Most insurance policies will provide liability coverage to protect you against a lawsuit in case someone is hurt on your property and sues you over it. Guests tripping on stairs, walkways, slipping on un-shoveled snow that has turned to ice or the postal carrier getting bitten by your dog can all result in lawsuits.
Shopping for Homeowner’s Insurance
The standard homeowner’s policy is known as HO-3. This policy can
provide coverage for 100 percent of the replacement value of your home.
It is important that you secure replacement coverage, which is what
it would cost to rebuild the home at today's prices. If you do not know
what that cost would be, ask your insurance agent or call in an appraiser.
Condominiums are covered by an HO-6 policy and have policy protections
different than the typical protections of a single family home.
You may want to consider insuring your home for more than it is worth, since it would probably cost you more to rebuild it in the future. If you purchased a $200,000 home, consider insuring it for $250,000. Ask the insurance agent the premium difference, and remember, the personal property coverage increases when the coverage increases.
Do you have expensive jewelry, baseball cards or other expensive possessions? Unique and irreplaceable possessions may not be covered by the standard policy. A policy rider may be necessary to specifically insure valuables.

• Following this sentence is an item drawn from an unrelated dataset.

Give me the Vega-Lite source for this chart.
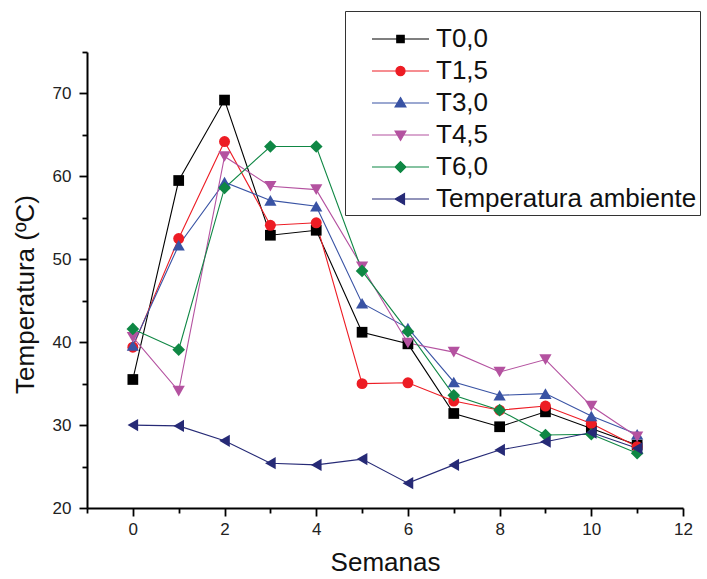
{
  "$schema": "https://vega.github.io/schema/vega-lite/v6.json",
  "width": 596,
  "height": 456,
  "autosize": {"type": "none"},
  "padding": {"left": 87, "top": 52, "right": 24, "bottom": 71},
  "background": "white",
  "config": {
    "font": "Liberation Sans",
    "view": {"stroke": null},
    "legend": {
      "orient": "none", "legendX": 258, "legendY": -41,
      "titleFontSize": 10, "titlePadding": 2,
      "padding": 3, "strokeColor": "#333", "fillColor": "#ffffff",
      "rowPadding": 6, "symbolOffset": 23, "labelOffset": 6,
      "symbolSize": 3249, "clipHeight": 26,
      "labelFontSize": 26, "labelColor": "#111", "labelLimit": 400,
      "symbolOpacity": 1, "symbolStrokeWidth": 1.2
    }
  },
  "data": {
    "values": [
      {"semana": 0, "serie": "T0,0", "temp": 35.5},
      {"semana": 1, "serie": "T0,0", "temp": 59.5},
      {"semana": 2, "serie": "T0,0", "temp": 69.2},
      {"semana": 3, "serie": "T0,0", "temp": 52.9},
      {"semana": 4, "serie": "T0,0", "temp": 53.5},
      {"semana": 5, "serie": "T0,0", "temp": 41.2},
      {"semana": 6, "serie": "T0,0", "temp": 39.8},
      {"semana": 7, "serie": "T0,0", "temp": 31.4},
      {"semana": 8, "serie": "T0,0", "temp": 29.8},
      {"semana": 9, "serie": "T0,0", "temp": 31.6},
      {"semana": 10, "serie": "T0,0", "temp": 29.6},
      {"semana": 11, "serie": "T0,0", "temp": 27.6},
      {"semana": 0, "serie": "T1,5", "temp": 39.4},
      {"semana": 1, "serie": "T1,5", "temp": 52.5},
      {"semana": 2, "serie": "T1,5", "temp": 64.2},
      {"semana": 3, "serie": "T1,5", "temp": 54.1},
      {"semana": 4, "serie": "T1,5", "temp": 54.4},
      {"semana": 5, "serie": "T1,5", "temp": 35.0},
      {"semana": 6, "serie": "T1,5", "temp": 35.1},
      {"semana": 7, "serie": "T1,5", "temp": 32.9},
      {"semana": 8, "serie": "T1,5", "temp": 31.8},
      {"semana": 9, "serie": "T1,5", "temp": 32.3},
      {"semana": 10, "serie": "T1,5", "temp": 30.2},
      {"semana": 11, "serie": "T1,5", "temp": 27.4},
      {"semana": 0, "serie": "T3,0", "temp": 39.6},
      {"semana": 1, "serie": "T3,0", "temp": 51.7},
      {"semana": 2, "serie": "T3,0", "temp": 59.3},
      {"semana": 3, "serie": "T3,0", "temp": 57.1},
      {"semana": 4, "serie": "T3,0", "temp": 56.4},
      {"semana": 5, "serie": "T3,0", "temp": 44.7},
      {"semana": 6, "serie": "T3,0", "temp": 41.7},
      {"semana": 7, "serie": "T3,0", "temp": 35.2},
      {"semana": 8, "serie": "T3,0", "temp": 33.6},
      {"semana": 9, "serie": "T3,0", "temp": 33.8},
      {"semana": 10, "serie": "T3,0", "temp": 31.1},
      {"semana": 11, "serie": "T3,0", "temp": 28.9},
      {"semana": 0, "serie": "T4,5", "temp": 40.6},
      {"semana": 1, "serie": "T4,5", "temp": 34.1},
      {"semana": 2, "serie": "T4,5", "temp": 62.4},
      {"semana": 3, "serie": "T4,5", "temp": 58.8},
      {"semana": 4, "serie": "T4,5", "temp": 58.4},
      {"semana": 5, "serie": "T4,5", "temp": 49.1},
      {"semana": 6, "serie": "T4,5", "temp": 39.9},
      {"semana": 7, "serie": "T4,5", "temp": 38.8},
      {"semana": 8, "serie": "T4,5", "temp": 36.4},
      {"semana": 9, "serie": "T4,5", "temp": 37.9},
      {"semana": 10, "serie": "T4,5", "temp": 32.3},
      {"semana": 11, "serie": "T4,5", "temp": 28.6},
      {"semana": 0, "serie": "T6,0", "temp": 41.6},
      {"semana": 1, "serie": "T6,0", "temp": 39.1},
      {"semana": 2, "serie": "T6,0", "temp": 58.6},
      {"semana": 3, "serie": "T6,0", "temp": 63.6},
      {"semana": 4, "serie": "T6,0", "temp": 63.6},
      {"semana": 5, "serie": "T6,0", "temp": 48.6},
      {"semana": 6, "serie": "T6,0", "temp": 41.3},
      {"semana": 7, "serie": "T6,0", "temp": 33.6},
      {"semana": 8, "serie": "T6,0", "temp": 31.8},
      {"semana": 9, "serie": "T6,0", "temp": 28.8},
      {"semana": 10, "serie": "T6,0", "temp": 28.9},
      {"semana": 11, "serie": "T6,0", "temp": 26.6},
      {"semana": 0, "serie": "Temperatura ambiente", "temp": 30.0},
      {"semana": 1, "serie": "Temperatura ambiente", "temp": 29.9},
      {"semana": 2, "serie": "Temperatura ambiente", "temp": 28.1},
      {"semana": 3, "serie": "Temperatura ambiente", "temp": 25.4},
      {"semana": 4, "serie": "Temperatura ambiente", "temp": 25.2},
      {"semana": 5, "serie": "Temperatura ambiente", "temp": 25.9},
      {"semana": 6, "serie": "Temperatura ambiente", "temp": 23.0},
      {"semana": 7, "serie": "Temperatura ambiente", "temp": 25.2},
      {"semana": 8, "serie": "Temperatura ambiente", "temp": 27.0},
      {"semana": 9, "serie": "Temperatura ambiente", "temp": 28.0},
      {"semana": 10, "serie": "Temperatura ambiente", "temp": 29.1},
      {"semana": 11, "serie": "Temperatura ambiente", "temp": 27.2}
    ]
  },
  "encoding": {
    "x": {
      "field": "semana", "type": "quantitative",
      "scale": {"domain": [-1, 12], "nice": false, "zero": false},
      "axis": {
        "title": "Semanas",
        "values": [-1, 0, 1, 2, 3, 4, 5, 6, 7, 8, 9, 10, 11, 12],
        "labelExpr": "datum.value % 2 == 0 && datum.value >= 0 ? datum.label : ''",
        "tickSize": {"condition": {"test": "datum.value % 2 == 0", "value": 8}, "value": 5},
        "tickWidth": 1.8, "tickColor": "#000",
        "domainColor": "#000", "domainWidth": 2,
        "labelFontSize": 17, "labelColor": "#222", "labelPadding": 5,
        "labelFlush": false, "labelOverlap": false, "grid": false,
        "titleFontSize": 26, "titleFontWeight": "normal", "titleColor": "#111",
        "titleBaseline": "alphabetic", "titleY": 62
      }
    },
    "y": {
      "field": "temp", "type": "quantitative",
      "scale": {"domain": [20, 75], "nice": false, "zero": false},
      "axis": {
        "title": "Temperatura (ºC)",
        "values": [20, 25, 30, 35, 40, 45, 50, 55, 60, 65, 70, 75],
        "labelExpr": "datum.value % 10 == 0 ? datum.label : ''",
        "tickSize": {"condition": {"test": "datum.value % 10 == 0", "value": 8}, "value": 5},
        "tickWidth": 1.8, "tickColor": "#000",
        "domainColor": "#000", "domainWidth": 2,
        "labelFontSize": 17, "labelColor": "#222", "labelPadding": 8,
        "labelFlush": false, "labelOverlap": false, "grid": false,
        "titleFontSize": 26, "titleFontWeight": "normal", "titleColor": "#111",
        "titleBaseline": "alphabetic", "titleX": -54, "titleY": 242
      }
    },
    "color": {
      "field": "serie", "type": "nominal", "title": " ",
      "scale": {
        "domain": ["T0,0", "T1,5", "T3,0", "T4,5", "T6,0", "Temperatura ambiente"],
        "range": ["#000000", "#ed1c24", "#3953a4", "#b452a0", "#0f8744", "#262a76"]
      }
    }
  },
  "layer": [
    {"mark": {"type": "line", "strokeWidth": 1.1}, "encoding": {}},
    {"transform": [{"filter": "datum.serie == 'T0,0'"}], "mark": {"type": "point", "filled": true, "opacity": 1, "shape": "square", "size": 115}, "encoding": {}},
    {"transform": [{"filter": "datum.serie == 'T1,5'"}], "mark": {"type": "point", "filled": true, "opacity": 1, "shape": "circle", "size": 120}, "encoding": {}},
    {"transform": [{"filter": "datum.serie == 'T3,0'"}], "mark": {"type": "point", "filled": true, "opacity": 1, "shape": "triangle-up", "size": 150}, "encoding": {}},
    {"transform": [{"filter": "datum.serie == 'T4,5'"}], "mark": {"type": "point", "filled": true, "opacity": 1, "shape": "triangle-down", "size": 150}, "encoding": {}},
    {"transform": [{"filter": "datum.serie == 'T6,0'"}], "mark": {"type": "point", "filled": true, "opacity": 1, "shape": "diamond", "size": 160}, "encoding": {}},
    {"transform": [{"filter": "datum.serie == 'Temperatura ambiente'"}], "mark": {"type": "point", "filled": true, "opacity": 1, "shape": "triangle-left", "size": 150}, "encoding": {}},
    {
      "mark": {"type": "point", "filled": true, "opacity": 0, "size": 3249},
      "encoding": {
        "shape": {
          "field": "serie", "type": "nominal", "title": " ",
          "scale": {
            "domain": ["T0,0", "T1,5", "T3,0", "T4,5", "T6,0", "Temperatura ambiente"],
            "range": [
              "M-1,0H1M-0.13,-0.13H0.13V0.13H-0.13Z",
              "M-1,0H1M0.16,0A0.16,0.16,0,1,1,-0.16,0A0.16,0.16,0,1,1,0.16,0Z",
              "M-1,0H1M0,-0.19L0.19,0.14H-0.19Z",
              "M-1,0H1M0,0.19L0.19,-0.14H-0.19Z",
              "M-1,0H1M0,-0.19L0.19,0L0,0.19L-0.19,0Z",
              "M-1,0H1M-0.19,0L0.14,-0.19V0.19Z"
            ]
          },
          "legend": {
            "encode": {"symbols": {"update": {"stroke": {"scale": "color", "field": "value"}, "fill": {"scale": "color", "field": "value"}, "opacity": {"value": 1}}}}
          }
        }
      }
    }
  ]
}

Ask the insurance agent if the policy contains guaranteed replacement-cost coverage. Most homebuyers rarely think about checking the coverage of the insurance policy and tend to remain with the company that first sold them their first homeowner’s policy. After a few years, the home will increase in value along with the replacement cost. If the policy does not have a “guaranteed replacement-cost” provision, the originally policy may not cover total restoration of the home.